| What you need to do |
Determine the number of lines holding the word "this"; answer with that number only.

— START OF Records for the task —

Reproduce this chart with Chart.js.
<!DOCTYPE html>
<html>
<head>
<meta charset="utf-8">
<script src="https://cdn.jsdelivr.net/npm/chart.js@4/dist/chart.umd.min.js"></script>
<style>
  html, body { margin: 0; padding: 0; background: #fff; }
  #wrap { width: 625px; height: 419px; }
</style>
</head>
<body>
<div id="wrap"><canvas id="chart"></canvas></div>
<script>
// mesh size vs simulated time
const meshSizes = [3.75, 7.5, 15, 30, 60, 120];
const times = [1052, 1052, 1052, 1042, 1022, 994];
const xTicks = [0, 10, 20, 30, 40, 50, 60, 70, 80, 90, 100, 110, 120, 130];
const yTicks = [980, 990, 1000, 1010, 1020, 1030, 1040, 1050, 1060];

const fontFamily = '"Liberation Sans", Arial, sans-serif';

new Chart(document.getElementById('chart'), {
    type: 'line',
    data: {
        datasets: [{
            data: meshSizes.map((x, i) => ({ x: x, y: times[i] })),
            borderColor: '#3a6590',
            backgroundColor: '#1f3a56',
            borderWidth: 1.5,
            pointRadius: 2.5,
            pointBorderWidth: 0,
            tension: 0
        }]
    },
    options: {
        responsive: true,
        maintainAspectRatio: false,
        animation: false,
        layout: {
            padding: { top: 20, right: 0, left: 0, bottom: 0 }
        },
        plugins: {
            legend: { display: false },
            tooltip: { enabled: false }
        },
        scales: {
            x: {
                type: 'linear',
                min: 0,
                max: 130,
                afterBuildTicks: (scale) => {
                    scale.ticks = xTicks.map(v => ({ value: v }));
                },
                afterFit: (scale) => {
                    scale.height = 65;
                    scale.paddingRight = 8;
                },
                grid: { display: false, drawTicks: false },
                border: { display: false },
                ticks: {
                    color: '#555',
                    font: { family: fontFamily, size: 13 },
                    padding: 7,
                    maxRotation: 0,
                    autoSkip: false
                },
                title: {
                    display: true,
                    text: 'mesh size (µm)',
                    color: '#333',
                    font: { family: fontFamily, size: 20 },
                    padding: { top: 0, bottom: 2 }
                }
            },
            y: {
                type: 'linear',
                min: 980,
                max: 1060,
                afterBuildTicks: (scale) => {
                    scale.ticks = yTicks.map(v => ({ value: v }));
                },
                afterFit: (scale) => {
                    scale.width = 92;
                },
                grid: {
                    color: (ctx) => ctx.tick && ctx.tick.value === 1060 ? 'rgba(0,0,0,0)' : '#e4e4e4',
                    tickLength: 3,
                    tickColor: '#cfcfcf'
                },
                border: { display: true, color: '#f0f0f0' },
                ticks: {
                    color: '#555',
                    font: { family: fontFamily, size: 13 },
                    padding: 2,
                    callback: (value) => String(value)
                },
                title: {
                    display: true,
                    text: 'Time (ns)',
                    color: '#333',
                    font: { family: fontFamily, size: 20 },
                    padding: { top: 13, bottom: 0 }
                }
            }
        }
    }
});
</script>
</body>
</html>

— END OF Records for the task —
— START OF Records for the task —

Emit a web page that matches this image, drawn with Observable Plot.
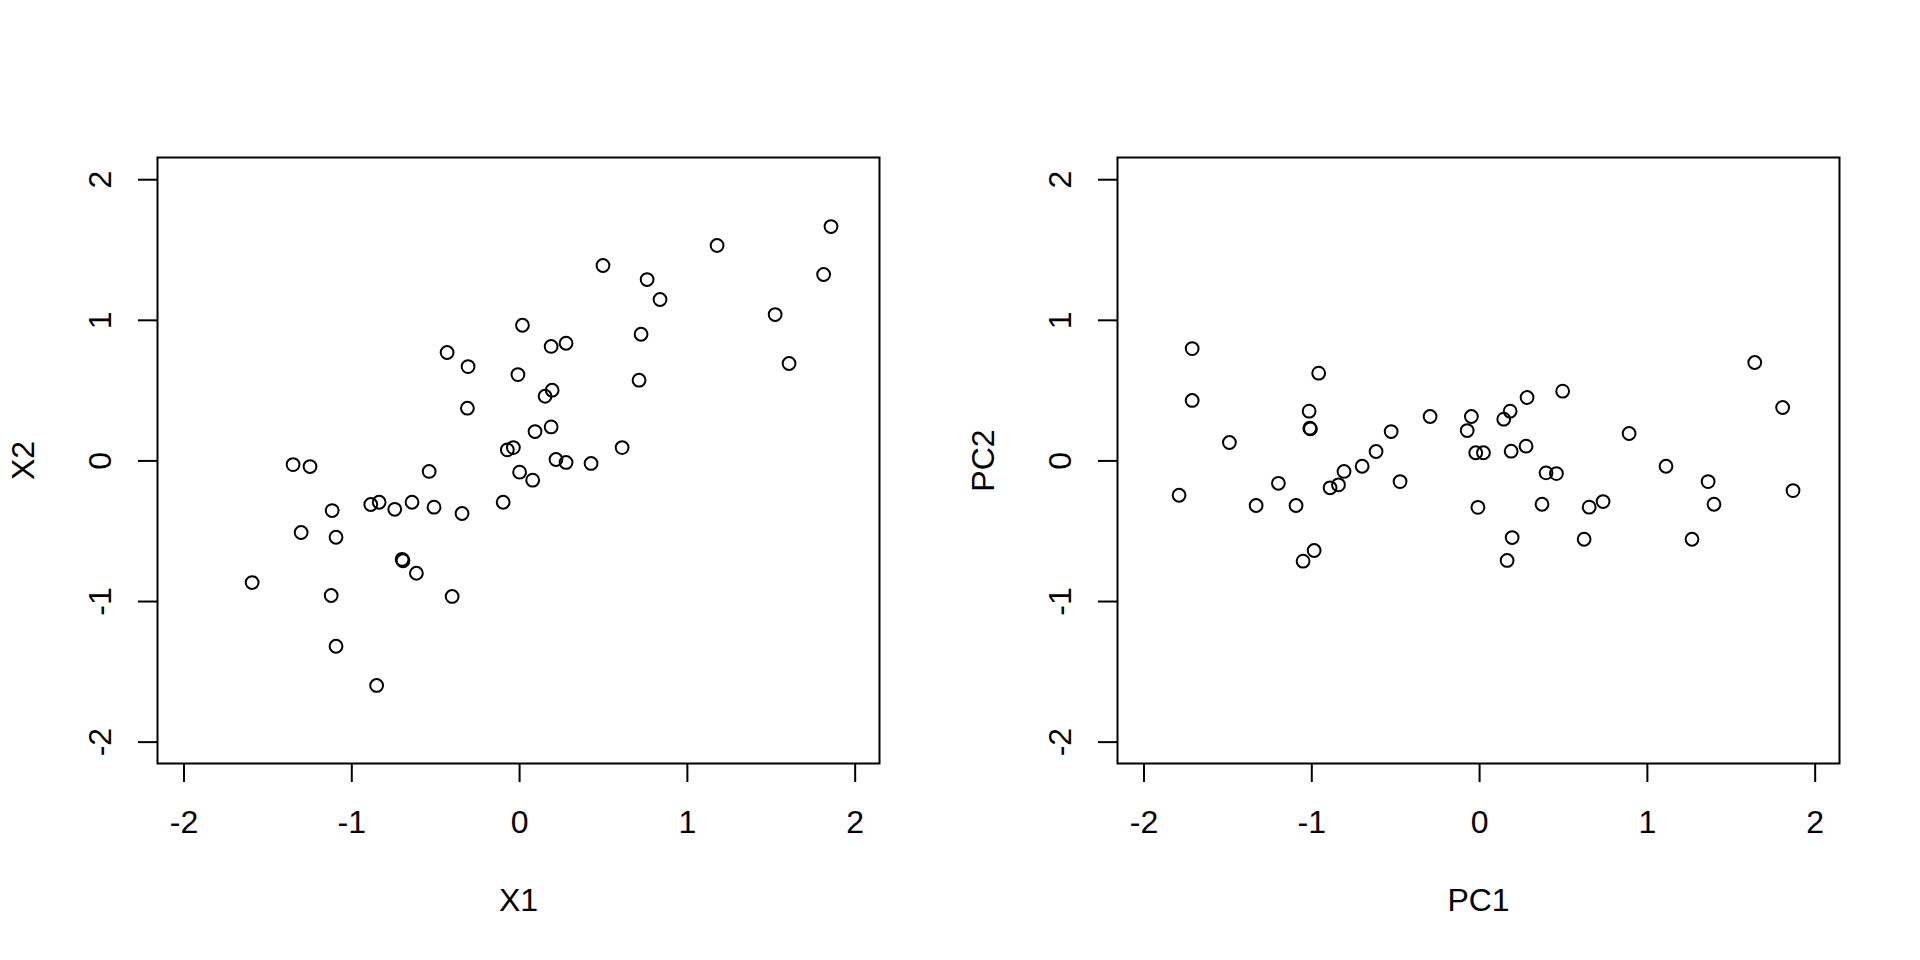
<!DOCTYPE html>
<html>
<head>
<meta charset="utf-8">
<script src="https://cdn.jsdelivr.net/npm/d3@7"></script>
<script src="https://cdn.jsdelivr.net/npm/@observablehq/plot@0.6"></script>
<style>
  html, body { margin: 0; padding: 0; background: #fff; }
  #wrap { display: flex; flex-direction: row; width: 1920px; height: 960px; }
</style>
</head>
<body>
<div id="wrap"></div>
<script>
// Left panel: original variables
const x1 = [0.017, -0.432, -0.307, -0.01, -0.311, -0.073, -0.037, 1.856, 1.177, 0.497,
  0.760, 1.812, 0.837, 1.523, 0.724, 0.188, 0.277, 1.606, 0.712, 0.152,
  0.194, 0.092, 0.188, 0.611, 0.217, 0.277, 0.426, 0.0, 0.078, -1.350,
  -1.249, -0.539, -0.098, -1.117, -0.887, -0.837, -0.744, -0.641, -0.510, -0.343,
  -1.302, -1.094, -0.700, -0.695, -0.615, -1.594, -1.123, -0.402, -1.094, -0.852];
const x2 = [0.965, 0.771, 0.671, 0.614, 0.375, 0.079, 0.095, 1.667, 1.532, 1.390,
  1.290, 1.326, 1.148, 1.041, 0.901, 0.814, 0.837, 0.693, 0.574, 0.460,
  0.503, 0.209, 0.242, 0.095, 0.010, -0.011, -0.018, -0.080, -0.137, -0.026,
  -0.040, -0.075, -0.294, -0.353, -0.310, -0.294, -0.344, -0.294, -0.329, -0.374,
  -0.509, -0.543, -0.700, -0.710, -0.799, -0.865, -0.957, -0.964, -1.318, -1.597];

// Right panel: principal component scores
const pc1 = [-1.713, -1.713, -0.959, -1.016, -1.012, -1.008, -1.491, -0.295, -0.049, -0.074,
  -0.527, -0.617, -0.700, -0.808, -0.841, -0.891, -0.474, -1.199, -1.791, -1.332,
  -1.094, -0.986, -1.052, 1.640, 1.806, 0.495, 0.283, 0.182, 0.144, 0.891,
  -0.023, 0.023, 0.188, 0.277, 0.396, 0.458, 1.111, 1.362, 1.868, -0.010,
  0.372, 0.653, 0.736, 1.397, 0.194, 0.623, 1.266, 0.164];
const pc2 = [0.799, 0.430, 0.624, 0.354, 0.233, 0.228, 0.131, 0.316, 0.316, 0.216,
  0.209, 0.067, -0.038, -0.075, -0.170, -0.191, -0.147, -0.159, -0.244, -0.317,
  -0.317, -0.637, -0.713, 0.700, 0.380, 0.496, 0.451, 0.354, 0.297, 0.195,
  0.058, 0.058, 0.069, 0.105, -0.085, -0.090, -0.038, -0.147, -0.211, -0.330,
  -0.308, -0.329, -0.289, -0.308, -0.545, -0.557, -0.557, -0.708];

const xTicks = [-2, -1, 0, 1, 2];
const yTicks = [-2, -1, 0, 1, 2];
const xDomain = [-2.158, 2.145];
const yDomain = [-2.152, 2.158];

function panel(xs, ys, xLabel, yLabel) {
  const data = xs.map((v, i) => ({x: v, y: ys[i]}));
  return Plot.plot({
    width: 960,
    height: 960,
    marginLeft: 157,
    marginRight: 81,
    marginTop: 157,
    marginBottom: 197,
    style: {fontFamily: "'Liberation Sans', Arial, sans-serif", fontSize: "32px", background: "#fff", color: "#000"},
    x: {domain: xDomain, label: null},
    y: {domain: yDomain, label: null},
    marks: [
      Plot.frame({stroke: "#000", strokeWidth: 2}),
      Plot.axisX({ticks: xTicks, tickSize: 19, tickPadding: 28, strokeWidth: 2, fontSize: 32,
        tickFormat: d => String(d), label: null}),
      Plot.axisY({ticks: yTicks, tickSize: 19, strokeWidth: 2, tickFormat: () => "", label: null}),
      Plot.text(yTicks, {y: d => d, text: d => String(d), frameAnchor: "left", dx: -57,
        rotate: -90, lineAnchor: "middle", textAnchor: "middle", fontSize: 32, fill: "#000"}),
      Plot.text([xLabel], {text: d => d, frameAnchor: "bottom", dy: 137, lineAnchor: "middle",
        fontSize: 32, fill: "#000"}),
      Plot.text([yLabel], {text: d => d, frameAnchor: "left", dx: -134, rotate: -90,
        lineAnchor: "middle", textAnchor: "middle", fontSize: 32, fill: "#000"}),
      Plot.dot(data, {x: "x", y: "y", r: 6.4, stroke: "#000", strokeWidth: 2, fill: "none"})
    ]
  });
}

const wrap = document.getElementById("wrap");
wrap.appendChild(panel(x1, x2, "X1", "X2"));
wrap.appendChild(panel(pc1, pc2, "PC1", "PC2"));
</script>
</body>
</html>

— END OF Records for the task —

| Solution to the exercise |
2